Pulitzer Prize-winning poet Natasha Trethewey encourages education, self-creation to fight ignorance

“She will do whatever she wants.”

These words, spoken by Natasha Trethewey’s mother to her abusive stepfather decades before Trethewey became a Pulitzer Prize-winner and U.S. Poet Laureate, were a turning point, of sorts, in her trajectory to become a writer who would turn pain into poetry.

“I've replayed the scene in my head countless times,” Trethewey said. “‘She will do whatever she wants.’ Even now I hear in my mother's voice her measured restraint, the origins of my own. When I think of that scene, I'm reminded again of the moment in ‘Black Boy’ when Richard Wright declares he wants to be a writer and what it means to have someone with a kind of dominion over you, try to diminish you by telling you what you cannot do or be.”

Trethewey shared this and other reflections detailing the origins of her writing during a meditation Thursday (Jan.19). Titled “Why I Write,” the presentation and Q & A that followed served as the kick-off to Walk the Walk Week 2023. Held in Notre Dame’s McKenna Hall, the space was full with students, faculty and staff, community members and aspiring writers.

Although the personal traumas of her life - the prejudice facing her parent’s interracial marriage, the systemic racism in her Mississippi hometown, and the murder of her mother by her abuser - serve as consistent themes for her writing, Trethewey delivered a poignant message to the crowd: We are all threatened by ignorance in our daily lives, especially those most impacted by systemic forms of oppression.

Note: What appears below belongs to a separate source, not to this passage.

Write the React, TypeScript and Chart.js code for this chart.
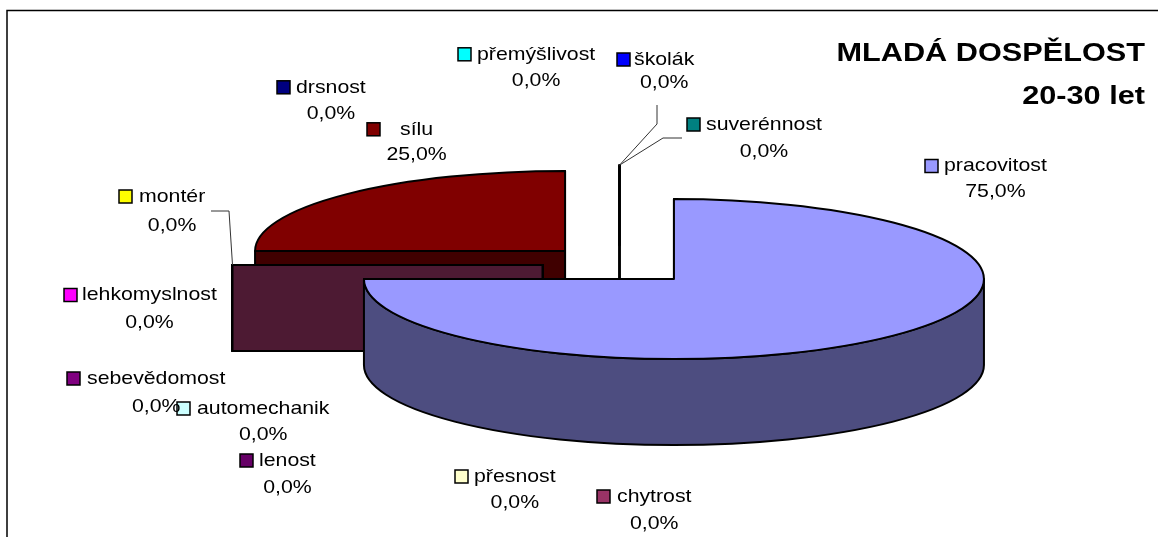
import { useEffect, useRef } from 'react';
import { Chart, registerables } from 'chart.js';

Chart.register(...registerables);

// ---- data ----
const categories = [
  'pracovitost', 'chytrost', 'přesnost', 'automechanik', 'lenost', 'drsnost',
  'lehkomyslnost', 'montér', 'přemýšlivost', 'sebevědomost', 'sílu', 'suverénnost', 'školák',
];
const values = [75, 0, 0, 0, 0, 0, 0, 0, 0, 0, 25, 0, 0];
const colors = [
  '#9999FF', '#993366', '#FFFFCC', '#CCFFFF', '#660066', '#000080',
  '#FF00FF', '#FFFF00', '#00FFFF', '#800080', '#800000', '#008080', '#0000FF',
];
const titleLines = ['MLADÁ DOSPĚLOST', '20-30 let'];

// ---- layout (label placement, not data) ----
const labelKeyX = [925, 597, 455, 177, 240, 277, 64, 119, 458, 67, 367, 687, 617];
const labelNameX = [944, 617, 474, 197, 259, 296, 82, 139, 477, 87, 400, 706, 634];
const labelNameY = [166, 496.5, 476.5, 408.5, 460.5, 87.3, 295, 196.5, 54.3, 378.5, 129.3, 124.5, 59.5];
const labelPctY = [192, 524, 503, 435, 488, 114, 323, 226, 81, 407, 155, 152, 83];
const leaderIdx = [7, 12, 11];
const leaderPts = [
  [[211, 211], [229, 211]],
  [[657, 105], [657, 124]],
  [[682, 138], [663, 138]],
];

const K = 0.258; // vertical squash of the pie
const DEPTH = 86;
const EXPLODE = 77;
const FONT = '"Liberation Sans", Arial, Helvetica, sans-serif';
const LABEL_SIZE = 19;
const LABEL_SCALE = 1.12;
const TITLE_SIZE = 26;
const TITLE_SCALE = 1.18;

function shade(hex: string): string {
  const h = hex.replace('#', '');
  const r = Math.round(parseInt(h.slice(0, 2), 16) * 0.5);
  const g = Math.round(parseInt(h.slice(2, 4), 16) * 0.5);
  const b = Math.round(parseInt(h.slice(4, 6), 16) * 0.5);
  return `rgb(${r},${g},${b})`;
}

function drawText(ctx: CanvasRenderingContext2D, text: string, x: number, y: number, align: CanvasTextAlign, sx: number) {
  ctx.save();
  ctx.translate(x, y);
  ctx.scale(sx, 1);
  ctx.textAlign = align;
  ctx.fillText(text, 0, 0);
  ctx.restore();
}

function sliceGeom(chart: any) {
  const meta = chart.getDatasetMeta(0);
  return meta.data.map((arc: any, i: number) => {
    const p = arc.getProps(['x', 'y', 'startAngle', 'endAngle', 'outerRadius'], true);
    const off = arc.options.offset || 0;
    const mid = (p.startAngle + p.endAngle) / 2;
    return {
      i,
      cx: p.x + off * Math.cos(mid),
      cy: p.y + off * Math.sin(mid) * K,
      r: p.outerRadius,
      a0: p.startAngle,
      a1: p.endAngle,
      color: arc.options.backgroundColor as string,
    };
  });
}

const pie3d = {
  id: 'pie3d',
  beforeDraw(chart: any) {
    const ctx = chart.ctx as CanvasRenderingContext2D;
    ctx.save();
    ctx.fillStyle = '#ffffff';
    ctx.fillRect(0, 0, chart.width, chart.height);
    ctx.strokeStyle = '#000000';
    ctx.lineWidth = 1.5;
    ctx.strokeRect(7, 10.5, 1400, 800);
    ctx.restore();
  },
  beforeDatasetsDraw(chart: any) {
    const ctx = chart.ctx as CanvasRenderingContext2D;
    const slices = sliceGeom(chart);
    slices.sort((a: any, b: any) => (a.cy - b.cy) || (b.i - a.i));
    ctx.save();
    ctx.lineJoin = 'round';
    ctx.strokeStyle = '#000000';
    ctx.lineWidth = 2;
    for (const s of slices) {
      const side = shade(s.color);
      const rim = (a: number) => [s.cx + s.r * Math.cos(a), s.cy + s.r * K * Math.sin(a)];
      const faces = [
        { a: s.a0, ny: Math.sin(s.a0 - Math.PI / 2) },
        { a: s.a1, ny: Math.sin(s.a1 + Math.PI / 2) },
      ];
      for (const f of faces) {
        if (f.ny < -1e-6) continue;
        const [x1, y1] = rim(f.a);
        ctx.beginPath();
        ctx.moveTo(s.cx, s.cy);
        ctx.lineTo(x1, y1);
        ctx.lineTo(x1, y1 + DEPTH);
        ctx.lineTo(s.cx, s.cy + DEPTH);
        ctx.closePath();
        ctx.fillStyle = side;
        ctx.fill();
        ctx.stroke();
      }
      for (const base of [-2 * Math.PI, 0, 2 * Math.PI]) {
        const lo = Math.max(s.a0, base);
        const hi = Math.min(s.a1, base + Math.PI);
        if (hi - lo > 1e-6) {
          ctx.beginPath();
          ctx.ellipse(s.cx, s.cy, s.r, s.r * K, 0, lo, hi);
          ctx.ellipse(s.cx, s.cy + DEPTH, s.r, s.r * K, 0, hi, lo, true);
          ctx.closePath();
          ctx.fillStyle = side;
          ctx.fill();
          ctx.stroke();
        }
      }
      ctx.beginPath();
      ctx.moveTo(s.cx, s.cy);
      ctx.ellipse(s.cx, s.cy, s.r, s.r * K, 0, s.a0, s.a1);
      ctx.closePath();
      ctx.fillStyle = s.color;
      ctx.fill();
      ctx.stroke();
    }
    ctx.restore();
    return false;
  },
  afterDraw(chart: any) {
    const ctx = chart.ctx as CanvasRenderingContext2D;
    const slices = sliceGeom(chart);
    const total = values.reduce((a, b) => a + b, 0);
    ctx.save();
    // leader lines
    ctx.strokeStyle = '#333333';
    ctx.lineWidth = 1;
    leaderIdx.forEach((idx, j) => {
      const s = slices[idx];
      const ex = s.cx + s.r * Math.cos(s.a0);
      const ey = s.cy + s.r * K * Math.sin(s.a0);
      const pts = leaderPts[j];
      ctx.beginPath();
      ctx.moveTo(pts[0][0], pts[0][1]);
      ctx.lineTo(pts[1][0], pts[1][1]);
      ctx.lineTo(ex, ey);
      ctx.stroke();
    });
    // labels
    ctx.font = `${LABEL_SIZE}px ${FONT}`;
    ctx.textBaseline = 'middle';
    categories.forEach((name, i) => {
      const ky = labelNameY[i];
      ctx.fillStyle = colors[i];
      ctx.fillRect(labelKeyX[i], ky - 6.5, 13, 13);
      ctx.strokeStyle = '#000000';
      ctx.lineWidth = 1.5;
      ctx.strokeRect(labelKeyX[i], ky - 6.5, 13, 13);
      ctx.fillStyle = '#000000';
      drawText(ctx, name, labelNameX[i], ky, 'left', LABEL_SCALE);
      const w = ctx.measureText(name).width * LABEL_SCALE;
      const pct = ((values[i] / total) * 100).toFixed(1).replace('.', ',') + '%';
      drawText(ctx, pct, labelNameX[i] + w / 2, labelPctY[i], 'center', LABEL_SCALE);
    });
    // title
    ctx.font = `bold ${TITLE_SIZE}px ${FONT}`;
    ctx.textBaseline = 'alphabetic';
    ctx.fillStyle = '#000000';
    drawText(ctx, titleLines[0], 1145, 61, 'right', TITLE_SCALE);
    drawText(ctx, titleLines[1], 1145, 104, 'right', TITLE_SCALE);
    ctx.restore();
  },
};

export default function App() {
  const ref = useRef<HTMLCanvasElement | null>(null);
  useEffect(() => {
    if (!ref.current) return;
    const chart = new Chart(ref.current, {
      type: 'pie',
      data: {
        labels: categories,
        datasets: [
          {
            data: values,
            backgroundColor: colors,
            offset: EXPLODE,
            borderWidth: 0,
          },
        ],
      },
      options: {
        responsive: false,
        animation: false,
        events: [],
        radius: 310,
        layout: { padding: { left: 81, right: 0, top: 0, bottom: 7 } },
        plugins: {
          legend: { display: false },
          tooltip: { enabled: false },
          title: { display: false },
        },
      } as any,
      plugins: [pie3d as any],
    });
    return () => chart.destroy();
  }, []);
  return (
    <div style={{ position: 'fixed', left: 0, top: 0, width: 1158, height: 537, background: '#fff' }}>
      <canvas ref={ref} width={1158} height={537} style={{ width: 1158, height: 537, display: 'block' }} />
    </div>
  );
}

“One needs resilience to push back against that, but one also needs a really good education, too…Robert Frost, in his essay ‘Education by Poetry,’ talks about the metaphorical nature of all language, and that if you don't understand metaphor, you're not safe anywhere, you're not safe in science, you're not safe in history, you're probably not safe in religion. That is one of the greatest tools, that understanding of metaphor, that we have to fight against ignorance and to create that sense of self that can push back against the received knowledge across centuries.”

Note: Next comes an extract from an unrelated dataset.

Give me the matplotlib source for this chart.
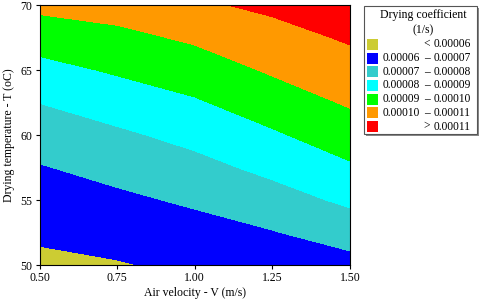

Trethewey serves as 2022-23 artist-in-residence for the Notre Dame Initiative on Race and Resilience, which promotes multiracial collaboration, qualitative and quantitative study methods and inclusive teaching.

In his welcome and introduction, University President Rev. John I. JenkinsC.S.C., underscored the importance of the conversations that allow us to consider how we–both individually and collectively–can take an active role in making Notre Dame more inclusive. 

“In just one semester so far on campus,” he said, “Professor Trethewey has helped us to shape and advance ongoing discussion of race, the arts and social justice at Notre Dame through class visits, poetry, reading and a public discussion on her Pulitzer Prize-winning collection ‘Native Guard.’ She has demonstrated the power of poetry and the arts to move us toward a more just and equitable society. In this same spirit, Walk the Walk Week is an opportunity for all of us to reflect on what it means to be Notre Dame.”

And writing, Trethewey shared, is an avenue to “allow us to enter into things that seem unspeakable.” Whether through poetry, painting, or dance, authenticity from the artist themself invites us to have empathy beyond our own experiences.” 

“The more real we are,” she said, “the more it will resonate.”

 

The University of Notre Dame’s eighth annual Walk the Walk Week, held Jan. 19 through Jan. 27, is a campus-wide series of events and discussions designed to invite reflection about diversity and inclusion at Notre Dame, in local communities and across the nation.

Trethewey is the author of the New York Times bestseller “Memorial Drive: A Daughter’s Memoir,” a book of nonfiction, “Beyond Katrina: A Meditation on the Mississippi Gulf Coast” and five collections of poetry: “Monument: Poems New & Selected,” which was longlisted for the 2018 National Book Award; “Thrall”; “Native Guard,” for which she was awarded the Pulitzer Prize; “Bellocq’s Ophelia”; and “Domestic Work,” which was selected by Rita Dove as the winner of the inaugural Cave Canem Poetry Prize for the best first book by an African American poet. She is also the editor of “The Essential Muriel Rukeyser,” “Best New Poets 2007: 50 Poems From Emerging Writers” and Best American Poetry.